« Biaisée » et source d’anxiété chez les élèves, la cote R doit faire l’objet d’une « enquête rigoureuse », un premier pas vers une réforme des processus d’admission à l’université, réclame la Fédération étudiante collégiale du Québec (FECQ).

« Il est plus que temps de reconnaître que la population étudiante collégiale vaut plus qu’une simple cote qui la réduit à ses performances académiques », conclut l’avis sur les processus de sélection aux programmes contingentés du baccalauréat diffusé par la FECQ et obtenu par La Presse.

En pleine période d’inscription pour le trimestre d’automne 2022, la FECQ fait 11 recommandations aux universités québécoises et au ministère de l’Enseignement supérieur dans le cadre « d’une longue démarche pour la modernisation des admissions universitaires ».

Elle réclame avant tout une « enquête rigoureuse » de la cote de rendement collégial, qui soit indépendante du Bureau de coopération interuniversitaire (BCI).

La cote R évalue la force relative d’un élève par rapport à ses pairs, à l’échelle de la province. Révisé en 2017, son calcul fait l’objet de critiques de la part d’acteurs du milieu collégial. Une simulation réalisée par la Fédération nationale des enseignantes et des enseignants du Québec (FNEEQ-CSN) en 2019, et sur laquelle s’appuie la FECQ, décèle une « variation importante » de la cote R selon la force du groupe.

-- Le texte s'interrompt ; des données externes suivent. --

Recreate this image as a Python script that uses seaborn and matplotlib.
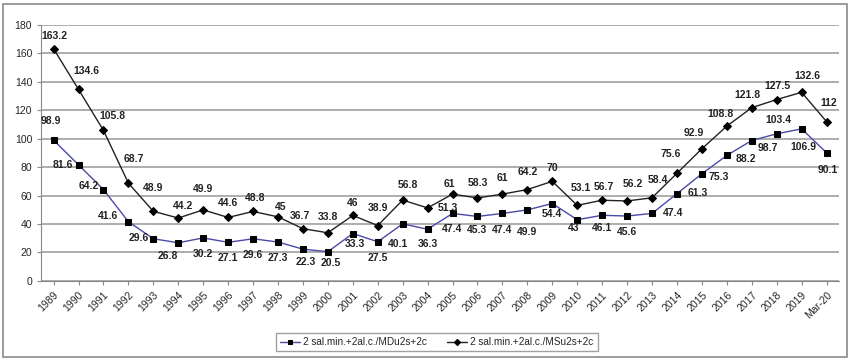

Ainsi, les élèves issus d’un groupe homogène fort seraient avantagés par le calcul actuel. À moyenne égale, les élèves appartenant à un groupe homogène faible se verraient attribuer une cote plus faible.

D’après la FECQ, il est « impossible » de certifier que la cote R « n’avantage ni ne désavantage aucun groupe, aucun programme, ni aucun établissement collégial » comme l’affirme le BCI.

C’est d’autant plus vrai qu’au cours des deux dernières années, la formation s’est articulée parfois à distance, parfois en présentiel, de sorte qu’il est inapproprié d’évaluer les élèves selon un même barème, indique l’avis.

« La cote de rendement collégial perd complètement son sens et son caractère soi-disant équitable lorsque la formation est à géométrie variable dans le réseau collégial du Québec », tranche la FECQ.

Continuer d’utiliser un outil pour lequel les doutes sur sa fiabilité et son objectivité se répandent auprès de l’ensemble du réseau collégial à vue d’œil semble irraisonnable.

Extrait de l’avis de la FECQ

Elle emboîte ainsi le pas à la FNEEQ-CSN, qui avait plaidé en 2019 pour l’instauration d’un moratoire sur le nouveau calcul de la cote R, le temps que des analyses « rigoureuses et exhaustives puissent faire la lumière sur ses impacts ».

Une source d’anxiété

Anxiété de performance, comparaison entre pairs, perception négative de soi : la cote R affecte aussi la santé mentale des étudiants, note l’avis.

PHOTO FRANÇOIS ROY, ARCHIVES LA PRESSE

Samuel Vaillancourt, président de la FECQ

« La cote R est sur les lèvres de l’ensemble des étudiants. On voit l’anxiété que ça leur apporte. C’est un indice de réussite académique, mais pas de la valeur d’un individu », souligne le président de la FECQ, Samuel Vaillancourt.

C’est pourquoi la FECQ presse les universités de diminuer le poids de la cote R dans l’examen des candidatures, alors que 60 % des programmes contingentés sélectionnent leurs étudiants sur l’unique base du dossier scolaire (cote R et moyenne des cours).

Juger la valeur d’une personne candidate sur un modèle mathématique est désuet. Réduire une personne étudiante qui a une histoire, un bagage, des aptitudes sociales, des intérêts, des expériences et, surtout, du potentiel, à un simple nombre n’est plus actuel.

Extrait de l’avis de la FECQ

Au-delà de la cote R, les recommandations de la FECQ s’inscrivent dans un plan plus large de réforme des processus d’admission universitaires.

L’avis exhorte les universités québécoises à adopter une diversité de processus de sélection aux programmes contingentés, afin d’éviter les biais et de tendre vers « une accessibilité universelle aux études universitaires ». Elle cite en exemple les entrevues, les lettres de motivation, les tests de jugement situationnel, les portfolios et les expériences pratiques.

Pour favoriser une sélection « plus humaine » des candidatures, la mise en place d’une cote R « seuil », au-dessus de laquelle tous les candidats sont égaux, est aussi vivement suggérée.

La FECQ sollicite finalement le ministère de l’Enseignement supérieur pour mettre en place une table d’échanges sur l’orientation au collégial, et nationaliser un cours complémentaire en orientation ainsi qu’un test psychométrique orientant.